In 1867, W. T. Blanford described a new species Callene albiventris obtained by Rev. S. Fairbank from the Palni Hills. Blanford noted the similarity to the Nilgiri form while also noting the geographical isolation of the two forms and relation to species from northeastern India. Eugene Oates in the first edition of The Fauna of British India moved the species back into the genus Brachypteryx stating that they were congeneric with Brachypteryx cruralis while also noting that the young birds were speckled as in true-thrushes like Callene (as represented by the Blue-fronted Robin). Oates also used the name "White-bellied Short-wing". This genus placement was carried on in the second edition of The Fauna of British India (1924) by E. C. Stuart Baker but was demoted into a subspecies on the basis of a specimen collected by T. F. Bourdillon at Mynal which was claimed to be intermediate to the two forms. Claud Buchanan Ticehurst in 1939 reaffirmed the genus placement.
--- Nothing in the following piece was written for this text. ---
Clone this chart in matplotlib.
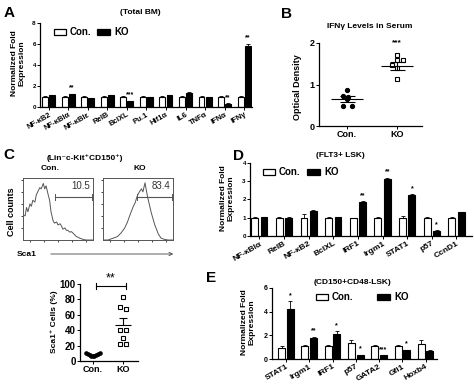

This treatment as subspecies was carried forward by Salim Ali and Sidney Dillon Ripley in their "Handbook" until the old two species were restored by P. C. Rasmussen in 2005. In the Birds of South Asia (2005), however they moved the species tentatively into the genus Myiomela based on morphological similarities and pointed out that the placement in Brachypteryx was in error. In 2010, DNA sequence studies suggested an ancient divergence in these two populations and confirmed their elevation to full species. Another 2010 molecular phylogenetics study suggested that the genus Brachypteryx (the taxa sampled however, did not include the peninsular Indian forms) which was earlier thought to belong to the thrush family Turdidae belonged to the Old World flycatcher family Muscicapidae. The type species of Brachypteryx, B. montana, shows strong sexual dimorphism. The genus position was however not settled until 2017 and it was found based on a larger sampling that the species from southern India formed a group that is sister to the flycatchers in the genera Eumyias, Cyanoptila, Niltava, Cyornis and Anthipes. This led to the erection of the new genus Sholicola.

==Habitat and distribution==
The natural habitat of the white-bellied blue robin is forest patches in the valleys of high altitude grasslands known as sholas. The species has been found to occur only above 1200 m altitude in the higher hill ranges of southern India. These forest patches are highly restricted in size and the species is thus threatened by habitat loss.

Populations are mainly in the Anaimalai and Cardamom Hills, both south of the Palghat gap. The population in the Ashambu hills has been described as a new species Ashambu blue robin (Sholicola ashambuensis) which differs slightly in coloration and is estimated to have diverged from a common ancestor about 1.24 - 0.49 million years ago.

==Behaviour and ecology==
These birds are found in dense forest in the dark lower canopy and forest floor. They are skulking but can be confiding. They call frequently with tit-like notes and harsh rattles. The song of S. albiventris is said to have a higher pitched and more musical song. Birds have been noted to moult their tail feathers in the beginning of June. Little is known of their dispersal, longevity and other aspects of life history although more than 133 birds have been ringed.

Two greyish green and brown-marked eggs are laid during the breeding season that varies from April to June, after the rains. The nest is placed in a tree hole or placed on a bank and is made of moss and fibrous roots and placed low over the ground.